Okula gidelim, gitmeyenleri zorla götürelim...

okuldaydım bugün, sabahtan...

son gün kayıt yeniledim sonunda. hiç de karışık değilmiş, yeni falan filan, değişti dediler bişi olmamış pek... ışıklar sensörlü olmuş, tuvaletler falan her yer değişmiş yenilenmiş, gıcır olmuş. bir sürü güzel tablo ve fotoğraflarla bezenmiş duvarlar, salonlara üstadların adı verilmiş,girişe çok güzel muazzam büyüklükte bir Atatürk portresi asılmış, (fotosunu çekip koyarım bir ara) çimler falan yenilenmiş, daha bir yeşil olmuş mekan, yeni amfilerin olduğu bina hala bitmemiş ama sene ortasında biter gibi, o da çok güzel görünüyor. yanımızdaki dişçilik fakültesinin kahverengili grili binası bizim çingiş pembe binamızın yanında sönük kalmış, daha sıcak bir etki bırakıyor bizim bina yani..(çingiş pembesi bak harbi, ya da ben renkleri pek seçemiyorum, olabilir hatalıysam kabulüm.)
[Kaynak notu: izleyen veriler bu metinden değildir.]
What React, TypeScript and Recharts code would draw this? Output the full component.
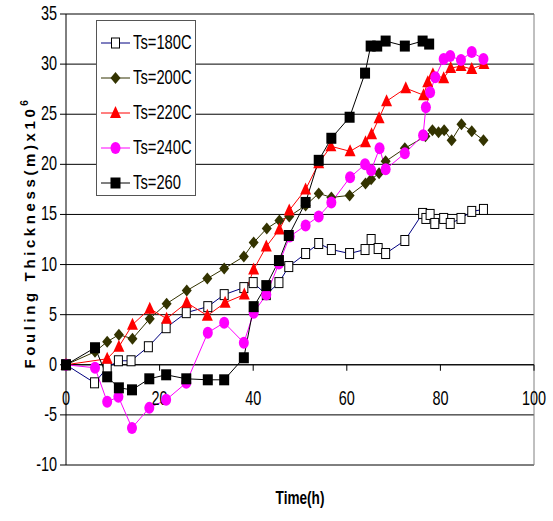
import { CartesianGrid, Legend, Line, LineChart, ReferenceDot, ReferenceLine, XAxis, YAxis } from "recharts"

// hours / thickness (m x 10^6) per surface temperature
const time180 = [0, 6.1, 8.8, 11.2, 13.9, 17.6, 21.4, 25.7, 30.3, 33.8, 38, 40, 42.8, 45.5, 47.6, 51.2, 54, 56.7, 60.6, 63.9, 65.2, 66.7, 68.3, 72.4, 76.2, 76.9, 77.8, 78.8, 80.7, 82.1, 84.4, 86.7, 89.2]
const thick180 = [0, -1.8, -0.3, 0.4, 0.4, 1.8, 3.7, 5.2, 5.8, 7.0, 7.7, 8.2, 7.0, 8.2, 9.8, 11.1, 12.1, 11.5, 11.1, 11.5, 12.5, 11.6, 11.1, 12.4, 15.1, 14.6, 15.0, 14.1, 14.6, 14.1, 14.6, 15.3, 15.5]

const time200 = [0, 6.2, 8.8, 11.3, 14.2, 17.9, 21.5, 25.8, 30.2, 33.8, 38, 40.1, 42.9, 45.6, 47.7, 51.2, 54, 56.7, 60.6, 64, 65.2, 66.9, 68.3, 72.4, 76.8, 78.3, 79.6, 80.8, 82.4, 84.5, 86.7, 89.2]
const thick200 = [0, 1.3, 2.3, 3.0, 2.6, 4.6, 6.1, 7.4, 8.6, 9.6, 10.8, 12.2, 13.6, 14.4, 14.8, 15.9, 17.1, 16.7, 16.9, 18.1, 18.5, 19.1, 20.3, 21.6, 22.8, 23.4, 23.2, 23.4, 22.4, 24.0, 23.3, 22.4]

const time220 = [0, 8.8, 11.3, 14.2, 17.9, 21.5, 25.8, 30.2, 34, 38.1, 40.1, 42.8, 45.6, 47.7, 51.2, 54, 56.6, 60.7, 64, 65.3, 66.9, 68.5, 72.6, 76.4, 77.3, 78.4, 80.7, 82.2, 84.4, 86.7, 89.3]
const thick220 = [0, 0.6, 1.8, 4.0, 5.6, 4.6, 6.2, 4.9, 6.2, 7.0, 9.5, 11.8, 13.5, 15.4, 17.5, 20.1, 21.8, 21.3, 22.2, 23.0, 24.6, 26.3, 27.6, 26.9, 28.2, 29.0, 28.6, 29.6, 29.8, 29.5, 30.0]

const time240 = [0, 6.2, 8.8, 11.2, 14.1, 17.8, 21.4, 25.7, 30.3, 33.8, 38, 40.1, 42.8, 45.5, 47.8, 51.2, 54, 56.7, 60.7, 63.9, 65.2, 67, 68.3, 72.4, 76.3, 76.9, 77.8, 78.9, 80.7, 82.1, 84.4, 86.7, 89.2]
const thick240 = [0, -0.3, -3.7, -3.2, -6.3, -4.3, -3.5, -1.8, 3.2, 4.2, 2.2, 5.2, 7.0, 10.1, 12.8, 13.9, 14.8, 16.2, 18.7, 20.0, 19.4, 21.6, 19.5, 21.1, 22.9, 25.7, 27.2, 28.7, 30.5, 30.8, 30.4, 31.2, 30.5]

const time260 = [0, 6.2, 8.8, 11.3, 14.1, 17.8, 21.4, 25.7, 30.3, 33.8, 38, 40.1, 42.8, 45.5, 47.6, 51.2, 54, 56.7, 60.6, 63.9, 65.1, 66.5, 68.3, 72.4, 76.2, 77.6]
const thick260 = [0, 1.7, -1.2, -2.3, -2.5, -1.4, -1.0, -1.4, -1.5, -1.5, 0.7, 5.8, 7.9, 10.4, 12.9, 16.2, 20.4, 22.6, 24.7, 29.1, 31.8, 31.8, 32.3, 31.8, 32.3, 32.0]

const yTicks = [-10, -5, 0, 5, 10, 15, 20, 25, 30, 35]
const xTicks = [0, 20, 40, 60, 80, 100]

const FONT = "'Liberation Sans', Arial, sans-serif"

const toPoints = (time: number[], thick: number[]) => time.map((t, i) => ({ t, f: thick[i] }))

const series = [
  { name: "Ts=180C", data: toPoints(time180, thick180), color: "#000080", marker: "openSquare" },
  { name: "Ts=200C", data: toPoints(time200, thick200), color: "#333300", marker: "diamond" },
  { name: "Ts=220C", data: toPoints(time220, thick220), color: "#ff0000", marker: "triangle" },
  { name: "Ts=240C", data: toPoints(time240, thick240), color: "#ff00ff", marker: "circle" },
  { name: "Ts=260", data: toPoints(time260, thick260), color: "#000000", marker: "square" },
]

function Marker({ cx, cy, kind, color }: { cx: number; cy: number; kind: string; color: string }) {
  if (kind === "openSquare") return <rect x={cx - 4} y={cy - 5} width={8} height={10} fill="#fff" stroke="#000" strokeWidth={1} />
  if (kind === "square") return <rect x={cx - 5} y={cy - 5.5} width={10} height={11} fill="#000" />
  if (kind === "diamond") return <polygon points={`${cx},${cy - 6} ${cx + 5},${cy} ${cx},${cy + 6} ${cx - 5},${cy}`} fill={color} />
  if (kind === "triangle") return <polygon points={`${cx},${cy - 7} ${cx + 5.5},${cy + 5} ${cx - 5.5},${cy + 5}`} fill={color} />
  return <ellipse cx={cx} cy={cy} rx={5} ry={6} fill={color} />
}

function LegendBox() {
  return (
    <div style={{ width: 100, height: 176, border: "1px solid #555", background: "#fff", boxSizing: "border-box", paddingTop: 4 }}>
      {series.map((s) => (
        <div key={s.name} style={{ display: "flex", alignItems: "center", height: 35 }}>
          <svg width={36} height={20} style={{ flex: "none" }}>
            <line x1={4} x2={33} y1={10} y2={10} stroke={s.color} strokeWidth={1} />
            <Marker cx={18.5} cy={10} kind={s.marker} color={s.color} />
          </svg>
          <span
            style={{
              fontFamily: FONT,
              fontSize: 18,
              color: "#000",
              display: "inline-block",
              whiteSpace: "nowrap",
              transform: "scale(0.82,1.15)",
              transformOrigin: "left center",
            }}
          >
            {s.name}
          </span>
        </div>
      ))}
    </div>
  )
}

export default function App() {
  return (
    <div style={{ position: "absolute", left: 0, top: 0, background: "#fff" }}>
      <LineChart width={553} height={521} margin={{ top: 14, right: 19, bottom: 0, left: 0 }}>
        <CartesianGrid vertical={false} stroke="#000" strokeWidth={1} />
        <XAxis
          type="number"
          dataKey="t"
          domain={[0, 100]}
          ticks={xTicks}
          tick={false}
          axisLine={false}
          tickLine={false}
          height={56}
          label={{
            content: ({ viewBox }: any) => (
              <text
                transform={`translate(${viewBox.x + viewBox.width / 2},${viewBox.y + 39}) scale(0.85,1.2)`}
                textAnchor="middle"
                fontFamily={FONT}
                fontWeight="bold"
                fontSize={16}
                fill="#000"
              >
                Time(h)
              </text>
            ),
          }}
        />
        <YAxis
          type="number"
          dataKey="f"
          domain={[-10, 35]}
          ticks={yTicks}
          width={66}
          axisLine={{ stroke: "#000" }}
          tickLine={{ stroke: "#000" }}
          tickSize={6}
          tickMargin={3}
          tick={({ x, y, payload }: any) => (
            <text transform={`translate(${x},${y}) scale(0.85,1.2)`} textAnchor="end" dy={5} fontFamily={FONT} fontSize={17} fill="#000">
              {payload.value}
            </text>
          )}
          label={{
            content: ({ viewBox }: any) => (
              <text
                transform={`translate(${viewBox.x + 35},${viewBox.y + viewBox.height / 2 - 7}) rotate(-90)`}
                textAnchor="middle"
                fontFamily={FONT}
                fontWeight="bold"
                fontSize={15}
                letterSpacing={3.6}
                fill="#000"
              >
                Fouling Thickness(m)x10<tspan dy={-7} fontSize={10}>6</tspan>
              </text>
            ),
          }}
        />
        <ReferenceLine y={35} stroke="#808080" />
        <ReferenceLine y={-10} stroke="#808080" />
        <ReferenceLine x={100} stroke="#808080" />
        <ReferenceLine y={0} stroke="#000" />
        {xTicks.map((t) => (
          <ReferenceDot
            key={t}
            x={t}
            y={0}
            ifOverflow="visible"
            shape={({ cx, cy }: any) => (
              <g>
                <line x1={cx} x2={cx} y1={cy} y2={cy + 6} stroke="#000" />
                <text transform={`translate(${cx},${cy + 40}) scale(0.85,1.2)`} textAnchor="middle" fontFamily={FONT} fontSize={17} fill="#000">
                  {t}
                </text>
              </g>
            )}
          />
        ))}
        <Legend layout="horizontal" verticalAlign="middle" align="center" wrapperStyle={{ left: 96, top: 20, width: 100, height: 176 }} content={() => <LegendBox />} />
        {series.map((s) => (
          <Line
            key={s.name}
            data={s.data}
            dataKey="f"
            name={s.name}
            type="linear"
            stroke={s.color}
            strokeWidth={1}
            isAnimationActive={false}
            dot={(p: any) => <Marker key={`${s.name}-${p.index}`} cx={p.cx} cy={p.cy} kind={s.marker} color={s.color} />}
            activeDot={false}
          />
        ))}
      </LineChart>
    </div>
  )
}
derslikler falan boyanmış aydınlatılmış, kapılardan duvarlara kadar herşey yenilenmiş. kat numaralı bile afilli olmuş. sinema salonuna ve atölyelere bakmadım üşendim aşağı katlara inmeye (tüü bana) bir ara onlara da bakacağım, danışman hocam çok kafa adam ayrıca, not ortalamama bakıp, "süpermiş YAHU" dedi. o yahu deyişiyle gönlümü feth etti. "bu sene derslere gelecek misin?" diye sordu, baya imza eksiğim var tabi dikkatini çekmemesi mümkün değildi, "geleyim mi sizce?" diye soruyla cevap verdim, "gel arada yahu, eğlenceli olcak bu sene" dedi, beni benden aldı :D bir de yeni bir öğrenci işleri görevlisi almışlar sanırım, dekont vermeye gittiğim zaman "sizde mi birinci sınıfsınız" dedi, "yok 3." deyince kafasını kaldırıp baktı, çok genç göründüğümü ima etti o da beni benden aldı :D (ee tabi bizim okulda 78'li arkadaşlar da var o da haklı benden önce kim uğradı ona kim bilir, lan sen miydin cakabo itiraf et ehuhehehe)edit: binayı da boyamışlar haftasonu, çingiş pembe değil artık:(

kantindeki müzik kutusu hala iğreç bir playliste sahip, ona da bir el atmak lazım aslında... sonra sanki okulun yeni hali insanları daha mutlu etmiş, yıldızımın hiç barışmadığı bir bayan hocamla merhabalaştım falan, kadın gülümsedi bana afalladım, "nasıl hatırladı lan, derslerini de takip etmedim ki" diye paranoya falan yaşadım, bu kadın beni kime benzetti diyerekten. 1. sınıflara da hayran kaldım, bizim okulda herkes kendi işini kendi yaparken bunlar sudan çıkmış balık misali birilerine bişiler sorma peşindeler, yavrulara üzüldüm bir an allahtan daha tek tük kişiler var da ilgilenen çıkıyor yine. okul bi açılsın o zaman şaşıp kalacak onlar. ilginç ama küçük bir kampüs olmamıza rağmen çok kopuk okuyan insanlarız. bölümlerle alakalı olsa gerek, herkesin 1'den fazla işi olduğu için koşturmakla geçiyor günü, öyle oturup geyik muhabbetlerine pek vakit olmuyor. o yüzden de öyle kocaman sıcak bir arkadaş ortamı kuramıyoruz. derslerde prof.u bilgisiyle döven, alt eden arkadaşlarımızı en fazla "yürü be koçum, sana katılıyorum arkadaşım, soldan saldır gardı düştü hanunaa" şeklinde destekleyip, ders sonrasında o kişiye ne olduğuyla pek ilgilenmiyoruz,fakültenin genel durumu bu. (gerçi ben pek bilmiyorum bu işleri, geçen dönem 4-5 derse mi ne girdim -tüüüü utanmaz- evet) he sıcacık kanka ortamında muhabbete saran öğrenciler de vardır tabi, onlar da halkla ilişkilerde okuyan dostlardır, selamlar burdan... sizi gidi sizi...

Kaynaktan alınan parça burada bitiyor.